*Data for the task*:
- - - - - - -

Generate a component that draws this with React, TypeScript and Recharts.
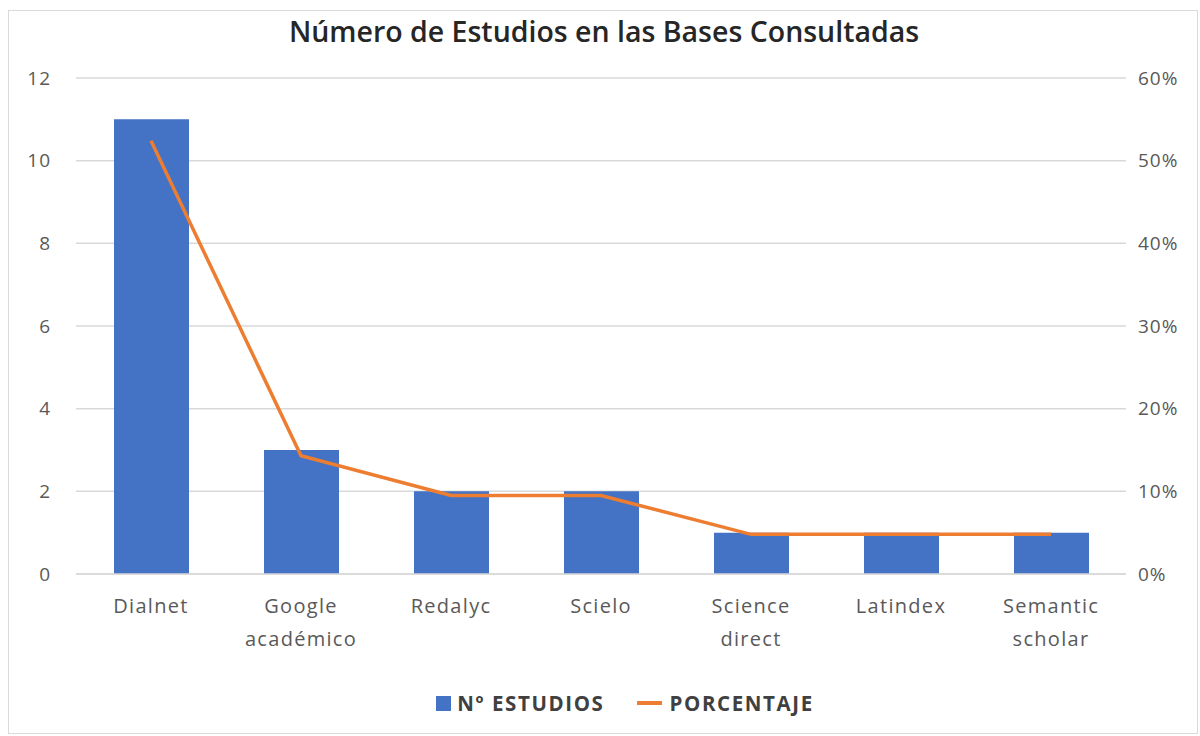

- - - - - - -

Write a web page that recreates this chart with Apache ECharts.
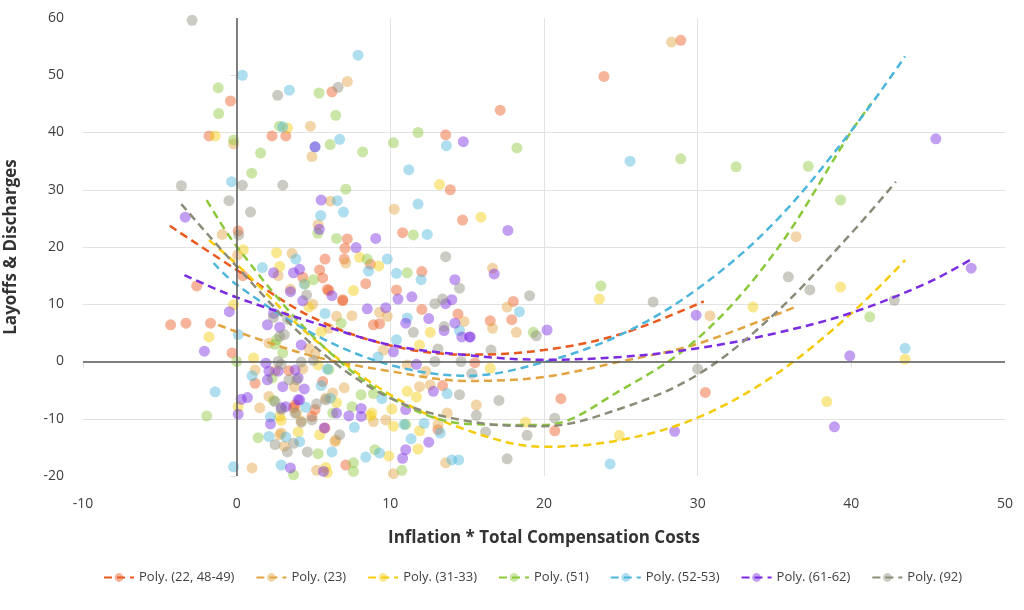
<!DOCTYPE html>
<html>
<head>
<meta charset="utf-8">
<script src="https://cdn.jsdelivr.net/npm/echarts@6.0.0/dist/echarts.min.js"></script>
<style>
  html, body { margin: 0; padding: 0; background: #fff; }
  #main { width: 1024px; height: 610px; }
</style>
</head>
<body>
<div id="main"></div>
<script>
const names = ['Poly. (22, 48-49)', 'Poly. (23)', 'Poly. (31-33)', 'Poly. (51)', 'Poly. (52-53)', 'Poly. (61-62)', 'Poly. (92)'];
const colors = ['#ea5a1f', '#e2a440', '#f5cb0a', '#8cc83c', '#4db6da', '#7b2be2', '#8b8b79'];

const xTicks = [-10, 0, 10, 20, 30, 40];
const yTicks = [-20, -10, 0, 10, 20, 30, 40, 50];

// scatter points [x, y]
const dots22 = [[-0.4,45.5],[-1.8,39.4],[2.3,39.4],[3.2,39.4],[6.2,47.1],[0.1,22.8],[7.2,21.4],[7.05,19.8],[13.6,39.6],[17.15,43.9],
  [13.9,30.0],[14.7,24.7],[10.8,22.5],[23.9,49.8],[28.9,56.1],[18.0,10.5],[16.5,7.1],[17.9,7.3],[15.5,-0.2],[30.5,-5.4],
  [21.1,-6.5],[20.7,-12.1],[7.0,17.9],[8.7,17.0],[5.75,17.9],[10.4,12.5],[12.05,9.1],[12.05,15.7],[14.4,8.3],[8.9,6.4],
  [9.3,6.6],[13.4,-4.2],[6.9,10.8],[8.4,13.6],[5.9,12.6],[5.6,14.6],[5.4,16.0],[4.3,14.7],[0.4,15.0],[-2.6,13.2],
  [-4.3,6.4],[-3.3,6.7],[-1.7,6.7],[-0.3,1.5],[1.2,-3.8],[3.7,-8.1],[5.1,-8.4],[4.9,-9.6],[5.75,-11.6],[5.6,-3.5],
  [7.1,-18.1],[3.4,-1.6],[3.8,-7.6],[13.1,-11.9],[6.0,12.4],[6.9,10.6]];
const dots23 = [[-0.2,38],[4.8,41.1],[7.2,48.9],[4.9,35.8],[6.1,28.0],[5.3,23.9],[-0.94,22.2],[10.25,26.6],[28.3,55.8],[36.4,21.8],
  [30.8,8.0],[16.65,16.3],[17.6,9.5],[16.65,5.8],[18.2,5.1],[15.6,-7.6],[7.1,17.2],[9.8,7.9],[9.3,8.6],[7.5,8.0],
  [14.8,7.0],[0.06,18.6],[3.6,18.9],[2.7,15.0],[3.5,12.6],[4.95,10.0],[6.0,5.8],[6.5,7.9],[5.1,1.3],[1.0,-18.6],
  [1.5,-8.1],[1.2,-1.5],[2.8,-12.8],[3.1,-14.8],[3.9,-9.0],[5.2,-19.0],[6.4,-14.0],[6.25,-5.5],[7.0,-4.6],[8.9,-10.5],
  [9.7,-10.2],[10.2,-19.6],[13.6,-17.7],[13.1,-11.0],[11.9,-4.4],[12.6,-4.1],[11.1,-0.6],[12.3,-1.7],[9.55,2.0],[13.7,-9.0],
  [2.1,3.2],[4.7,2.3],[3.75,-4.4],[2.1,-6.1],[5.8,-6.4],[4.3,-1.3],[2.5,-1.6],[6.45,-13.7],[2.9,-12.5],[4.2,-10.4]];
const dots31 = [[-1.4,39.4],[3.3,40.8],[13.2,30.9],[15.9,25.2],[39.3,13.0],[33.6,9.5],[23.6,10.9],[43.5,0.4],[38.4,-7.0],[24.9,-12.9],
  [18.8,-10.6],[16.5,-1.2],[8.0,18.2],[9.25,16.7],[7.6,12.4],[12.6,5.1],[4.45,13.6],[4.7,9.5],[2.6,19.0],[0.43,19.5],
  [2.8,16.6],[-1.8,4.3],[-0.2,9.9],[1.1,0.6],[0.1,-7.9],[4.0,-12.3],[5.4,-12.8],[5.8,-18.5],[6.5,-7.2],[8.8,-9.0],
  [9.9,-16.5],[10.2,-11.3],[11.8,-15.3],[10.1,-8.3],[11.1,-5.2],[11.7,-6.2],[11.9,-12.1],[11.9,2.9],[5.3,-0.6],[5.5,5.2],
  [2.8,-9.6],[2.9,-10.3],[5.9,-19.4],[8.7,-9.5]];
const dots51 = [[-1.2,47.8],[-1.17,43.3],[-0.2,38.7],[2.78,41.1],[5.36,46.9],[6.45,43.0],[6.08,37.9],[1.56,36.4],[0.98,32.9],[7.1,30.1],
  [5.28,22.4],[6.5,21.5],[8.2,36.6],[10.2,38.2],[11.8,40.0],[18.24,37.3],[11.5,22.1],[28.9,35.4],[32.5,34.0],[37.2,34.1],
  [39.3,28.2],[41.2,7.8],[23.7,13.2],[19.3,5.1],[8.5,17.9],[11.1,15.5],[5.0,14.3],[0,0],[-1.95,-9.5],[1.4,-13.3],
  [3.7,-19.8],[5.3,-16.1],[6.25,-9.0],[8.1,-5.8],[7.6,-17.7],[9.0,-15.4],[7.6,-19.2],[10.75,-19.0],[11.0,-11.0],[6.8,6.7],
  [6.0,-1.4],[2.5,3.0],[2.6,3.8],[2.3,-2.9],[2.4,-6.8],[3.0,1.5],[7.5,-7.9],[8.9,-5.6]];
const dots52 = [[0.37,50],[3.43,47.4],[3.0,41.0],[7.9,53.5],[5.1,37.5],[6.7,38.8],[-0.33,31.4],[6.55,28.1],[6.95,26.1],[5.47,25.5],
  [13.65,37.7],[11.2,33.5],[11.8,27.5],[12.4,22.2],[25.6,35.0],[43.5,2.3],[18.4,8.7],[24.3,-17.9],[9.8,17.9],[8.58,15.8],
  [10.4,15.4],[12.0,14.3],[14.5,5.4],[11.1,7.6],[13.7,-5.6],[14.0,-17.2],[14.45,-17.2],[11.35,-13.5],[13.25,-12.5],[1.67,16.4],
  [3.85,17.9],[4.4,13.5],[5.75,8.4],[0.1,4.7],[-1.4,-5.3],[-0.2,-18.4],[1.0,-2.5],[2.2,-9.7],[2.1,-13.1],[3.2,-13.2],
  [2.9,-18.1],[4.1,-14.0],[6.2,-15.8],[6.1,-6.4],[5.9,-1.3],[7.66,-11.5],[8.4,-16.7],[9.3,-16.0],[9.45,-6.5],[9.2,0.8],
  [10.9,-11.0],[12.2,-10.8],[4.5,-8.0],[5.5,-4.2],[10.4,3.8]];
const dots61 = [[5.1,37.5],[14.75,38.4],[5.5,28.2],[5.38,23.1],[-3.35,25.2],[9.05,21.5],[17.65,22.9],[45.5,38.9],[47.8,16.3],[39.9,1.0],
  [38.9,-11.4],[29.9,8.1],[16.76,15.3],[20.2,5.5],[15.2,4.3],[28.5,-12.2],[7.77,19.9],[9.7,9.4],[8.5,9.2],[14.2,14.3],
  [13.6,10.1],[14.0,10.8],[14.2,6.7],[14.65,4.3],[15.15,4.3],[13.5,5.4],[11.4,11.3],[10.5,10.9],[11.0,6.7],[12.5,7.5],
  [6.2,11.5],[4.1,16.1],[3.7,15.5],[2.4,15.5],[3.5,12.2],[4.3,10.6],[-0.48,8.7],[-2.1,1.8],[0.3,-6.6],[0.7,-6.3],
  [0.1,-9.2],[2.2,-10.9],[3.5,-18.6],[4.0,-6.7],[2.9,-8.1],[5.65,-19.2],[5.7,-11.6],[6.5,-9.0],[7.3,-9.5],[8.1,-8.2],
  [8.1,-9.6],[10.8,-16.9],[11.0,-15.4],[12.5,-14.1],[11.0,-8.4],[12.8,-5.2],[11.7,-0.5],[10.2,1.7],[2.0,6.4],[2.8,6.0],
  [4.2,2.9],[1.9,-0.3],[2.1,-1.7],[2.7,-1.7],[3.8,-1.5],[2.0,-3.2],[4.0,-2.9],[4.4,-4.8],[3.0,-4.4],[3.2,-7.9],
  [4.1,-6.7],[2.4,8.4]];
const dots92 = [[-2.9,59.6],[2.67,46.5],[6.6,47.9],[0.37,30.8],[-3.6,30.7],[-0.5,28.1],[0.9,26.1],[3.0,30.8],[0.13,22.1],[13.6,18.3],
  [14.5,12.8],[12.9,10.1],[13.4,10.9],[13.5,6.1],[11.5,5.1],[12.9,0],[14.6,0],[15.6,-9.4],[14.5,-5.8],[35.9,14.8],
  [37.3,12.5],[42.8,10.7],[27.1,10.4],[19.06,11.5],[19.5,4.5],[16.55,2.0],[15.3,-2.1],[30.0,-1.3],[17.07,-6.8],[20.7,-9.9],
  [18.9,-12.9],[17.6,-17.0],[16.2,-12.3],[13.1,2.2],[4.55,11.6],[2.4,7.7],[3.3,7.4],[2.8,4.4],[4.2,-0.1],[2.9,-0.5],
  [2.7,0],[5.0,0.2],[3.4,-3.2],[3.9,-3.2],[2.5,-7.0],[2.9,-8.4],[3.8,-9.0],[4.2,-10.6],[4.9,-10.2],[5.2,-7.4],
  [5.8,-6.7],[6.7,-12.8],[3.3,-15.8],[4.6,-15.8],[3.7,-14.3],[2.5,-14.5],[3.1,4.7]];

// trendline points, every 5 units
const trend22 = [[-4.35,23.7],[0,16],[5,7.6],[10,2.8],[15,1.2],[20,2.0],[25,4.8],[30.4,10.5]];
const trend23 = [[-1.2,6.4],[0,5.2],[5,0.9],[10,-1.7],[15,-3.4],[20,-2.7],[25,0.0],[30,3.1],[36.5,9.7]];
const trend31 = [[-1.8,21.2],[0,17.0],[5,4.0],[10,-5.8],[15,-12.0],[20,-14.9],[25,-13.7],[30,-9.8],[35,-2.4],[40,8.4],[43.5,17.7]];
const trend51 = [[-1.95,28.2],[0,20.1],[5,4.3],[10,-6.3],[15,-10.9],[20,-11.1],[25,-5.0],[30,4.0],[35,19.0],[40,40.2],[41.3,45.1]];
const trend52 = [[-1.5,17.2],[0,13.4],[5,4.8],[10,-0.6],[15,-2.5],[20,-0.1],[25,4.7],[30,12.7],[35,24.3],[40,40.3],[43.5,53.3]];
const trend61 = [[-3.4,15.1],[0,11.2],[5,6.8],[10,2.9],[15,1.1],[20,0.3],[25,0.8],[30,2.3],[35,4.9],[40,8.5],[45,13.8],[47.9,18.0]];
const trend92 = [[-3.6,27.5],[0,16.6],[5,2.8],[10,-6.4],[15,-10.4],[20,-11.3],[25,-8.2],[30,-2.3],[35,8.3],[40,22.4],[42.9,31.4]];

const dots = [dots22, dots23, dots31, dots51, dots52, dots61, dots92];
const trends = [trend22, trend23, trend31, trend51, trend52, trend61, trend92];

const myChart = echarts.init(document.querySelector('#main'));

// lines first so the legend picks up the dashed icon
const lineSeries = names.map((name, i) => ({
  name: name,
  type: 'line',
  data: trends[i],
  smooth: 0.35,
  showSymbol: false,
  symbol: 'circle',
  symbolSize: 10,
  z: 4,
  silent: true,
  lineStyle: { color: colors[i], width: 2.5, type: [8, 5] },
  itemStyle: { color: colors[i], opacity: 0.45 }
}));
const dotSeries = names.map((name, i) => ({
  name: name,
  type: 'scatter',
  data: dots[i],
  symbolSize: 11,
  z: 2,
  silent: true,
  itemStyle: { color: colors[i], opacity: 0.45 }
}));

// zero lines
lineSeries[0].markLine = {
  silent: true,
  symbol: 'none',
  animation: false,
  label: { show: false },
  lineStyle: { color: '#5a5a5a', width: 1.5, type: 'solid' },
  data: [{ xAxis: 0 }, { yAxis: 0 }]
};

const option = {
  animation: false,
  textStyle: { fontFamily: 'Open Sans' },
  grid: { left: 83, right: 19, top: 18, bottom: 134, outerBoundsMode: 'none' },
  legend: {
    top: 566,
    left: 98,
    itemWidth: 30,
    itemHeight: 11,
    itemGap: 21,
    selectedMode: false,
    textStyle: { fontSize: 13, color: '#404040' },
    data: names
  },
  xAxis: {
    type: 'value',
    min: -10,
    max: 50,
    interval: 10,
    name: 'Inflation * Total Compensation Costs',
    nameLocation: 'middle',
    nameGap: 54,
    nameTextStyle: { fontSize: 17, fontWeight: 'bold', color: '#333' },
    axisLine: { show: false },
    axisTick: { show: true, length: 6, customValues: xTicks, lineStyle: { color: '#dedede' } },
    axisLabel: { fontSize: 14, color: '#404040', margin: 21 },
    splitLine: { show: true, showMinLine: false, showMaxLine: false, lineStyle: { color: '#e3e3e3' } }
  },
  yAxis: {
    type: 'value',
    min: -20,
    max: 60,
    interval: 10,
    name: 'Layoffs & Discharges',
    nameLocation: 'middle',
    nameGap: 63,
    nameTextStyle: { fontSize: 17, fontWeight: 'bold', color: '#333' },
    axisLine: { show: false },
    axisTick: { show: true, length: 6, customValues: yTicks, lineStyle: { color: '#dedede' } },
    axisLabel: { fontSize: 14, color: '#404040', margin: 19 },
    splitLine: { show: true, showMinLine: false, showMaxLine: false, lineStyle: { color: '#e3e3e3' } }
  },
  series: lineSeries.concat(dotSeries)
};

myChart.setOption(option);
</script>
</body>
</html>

- - - - - - -

*What you are asked to do*:
Everything above from the line with "Write a web" through the line with "const yTicks = [-20, -10, 0, 10, 20, 30, 40, 50];" should be retyped exactly, and nothing else; omit pictures.

*Answer for this exercise*:
Write a web page that recreates this chart with Apache ECharts.
<!DOCTYPE html>
<html>
<head>
<meta charset="utf-8">
<script src="https://cdn.jsdelivr.net/npm/echarts@6.0.0/dist/echarts.min.js"></script>
<style>
  html, body { margin: 0; padding: 0; background: #fff; }
  #main { width: 1024px; height: 610px; }
</style>
</head>
<body>
<div id="main"></div>
<script>
const names = ['Poly. (22, 48-49)', 'Poly. (23)', 'Poly. (31-33)', 'Poly. (51)', 'Poly. (52-53)', 'Poly. (61-62)', 'Poly. (92)'];
const colors = ['#ea5a1f', '#e2a440', '#f5cb0a', '#8cc83c', '#4db6da', '#7b2be2', '#8b8b79'];

const xTicks = [-10, 0, 10, 20, 30, 40];
const yTicks = [-20, -10, 0, 10, 20, 30, 40, 50];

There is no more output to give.